■ What this task involves
Take the listing from its first line through the line that contains "import plotly.graph_objects as go" and please retype those lines exactly, leaving out the pictures.

■ Dataset extract

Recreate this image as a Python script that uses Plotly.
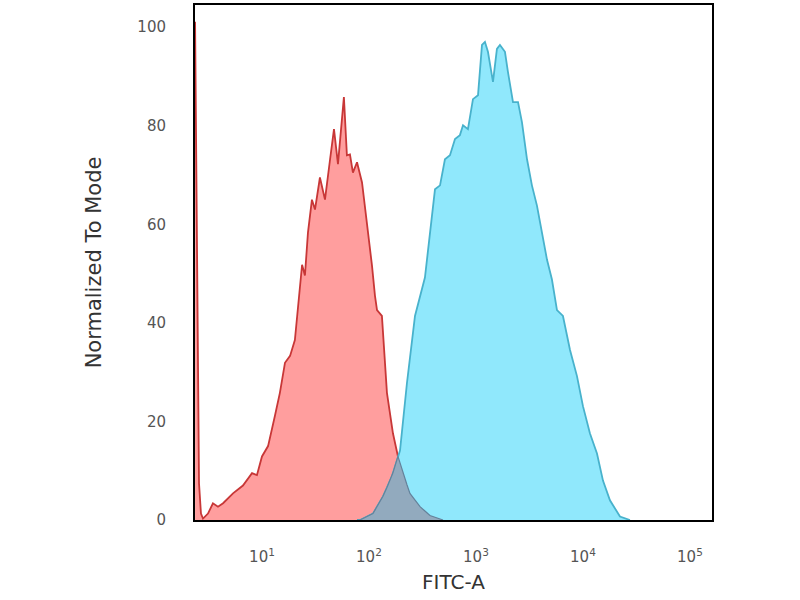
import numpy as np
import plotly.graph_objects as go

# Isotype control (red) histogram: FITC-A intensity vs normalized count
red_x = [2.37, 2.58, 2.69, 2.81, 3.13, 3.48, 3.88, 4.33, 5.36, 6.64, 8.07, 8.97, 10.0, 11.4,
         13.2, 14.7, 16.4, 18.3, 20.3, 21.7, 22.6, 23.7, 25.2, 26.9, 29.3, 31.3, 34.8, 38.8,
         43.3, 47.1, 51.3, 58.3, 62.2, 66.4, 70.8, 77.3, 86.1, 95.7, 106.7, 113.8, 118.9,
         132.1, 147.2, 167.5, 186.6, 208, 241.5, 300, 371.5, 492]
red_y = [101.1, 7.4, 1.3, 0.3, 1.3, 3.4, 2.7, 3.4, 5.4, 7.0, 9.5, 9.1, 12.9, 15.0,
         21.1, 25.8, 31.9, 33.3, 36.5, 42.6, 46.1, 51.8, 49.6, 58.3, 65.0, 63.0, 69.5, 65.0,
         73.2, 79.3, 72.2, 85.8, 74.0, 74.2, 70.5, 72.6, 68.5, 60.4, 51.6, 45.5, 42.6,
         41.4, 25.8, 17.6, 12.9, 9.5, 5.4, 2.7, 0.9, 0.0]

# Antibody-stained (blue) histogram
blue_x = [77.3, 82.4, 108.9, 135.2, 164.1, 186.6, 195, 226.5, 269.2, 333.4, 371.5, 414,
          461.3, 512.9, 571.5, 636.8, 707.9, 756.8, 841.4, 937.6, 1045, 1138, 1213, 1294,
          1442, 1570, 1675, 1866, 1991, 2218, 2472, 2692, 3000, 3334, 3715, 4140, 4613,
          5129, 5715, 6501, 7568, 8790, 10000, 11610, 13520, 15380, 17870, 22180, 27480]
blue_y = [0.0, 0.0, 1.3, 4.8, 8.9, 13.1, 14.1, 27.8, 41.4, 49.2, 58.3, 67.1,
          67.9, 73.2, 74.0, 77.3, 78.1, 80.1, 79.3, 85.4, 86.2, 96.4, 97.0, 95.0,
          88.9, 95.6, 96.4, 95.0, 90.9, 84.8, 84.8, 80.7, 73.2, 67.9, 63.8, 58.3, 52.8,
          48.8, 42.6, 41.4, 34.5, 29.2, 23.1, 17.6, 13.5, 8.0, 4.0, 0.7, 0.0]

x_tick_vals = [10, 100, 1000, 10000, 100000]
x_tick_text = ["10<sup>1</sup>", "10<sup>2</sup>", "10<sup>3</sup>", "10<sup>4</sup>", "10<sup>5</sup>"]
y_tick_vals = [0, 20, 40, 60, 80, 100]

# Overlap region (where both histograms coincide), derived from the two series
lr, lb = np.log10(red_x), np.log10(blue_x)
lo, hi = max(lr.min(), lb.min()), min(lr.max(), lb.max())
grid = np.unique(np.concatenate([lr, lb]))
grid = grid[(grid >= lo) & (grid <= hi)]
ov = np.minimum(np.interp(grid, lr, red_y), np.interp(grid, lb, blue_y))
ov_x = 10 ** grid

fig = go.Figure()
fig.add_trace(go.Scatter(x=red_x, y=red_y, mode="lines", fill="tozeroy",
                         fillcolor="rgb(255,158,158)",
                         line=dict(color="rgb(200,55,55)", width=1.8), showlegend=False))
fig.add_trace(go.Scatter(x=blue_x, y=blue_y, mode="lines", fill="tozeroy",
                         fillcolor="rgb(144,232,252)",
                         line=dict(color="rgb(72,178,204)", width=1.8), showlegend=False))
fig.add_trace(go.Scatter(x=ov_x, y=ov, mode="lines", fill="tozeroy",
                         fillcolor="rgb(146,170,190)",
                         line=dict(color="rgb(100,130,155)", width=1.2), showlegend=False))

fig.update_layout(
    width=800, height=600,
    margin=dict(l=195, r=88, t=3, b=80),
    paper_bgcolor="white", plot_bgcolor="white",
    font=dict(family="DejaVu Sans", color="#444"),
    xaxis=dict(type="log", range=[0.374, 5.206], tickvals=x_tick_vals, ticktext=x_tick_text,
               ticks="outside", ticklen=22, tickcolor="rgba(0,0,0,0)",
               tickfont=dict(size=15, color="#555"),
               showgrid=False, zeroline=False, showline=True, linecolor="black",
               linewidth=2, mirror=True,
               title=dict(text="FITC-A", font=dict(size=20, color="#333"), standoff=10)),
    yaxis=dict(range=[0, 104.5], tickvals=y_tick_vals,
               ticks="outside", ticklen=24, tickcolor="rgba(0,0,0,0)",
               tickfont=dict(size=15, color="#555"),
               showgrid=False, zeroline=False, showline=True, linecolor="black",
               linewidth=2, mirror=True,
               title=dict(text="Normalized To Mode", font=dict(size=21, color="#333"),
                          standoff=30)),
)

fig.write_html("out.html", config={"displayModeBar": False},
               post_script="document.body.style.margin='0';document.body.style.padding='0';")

■ Answer to this problem
Recreate this image as a Python script that uses Plotly.
import numpy as np
import plotly.graph_objects as go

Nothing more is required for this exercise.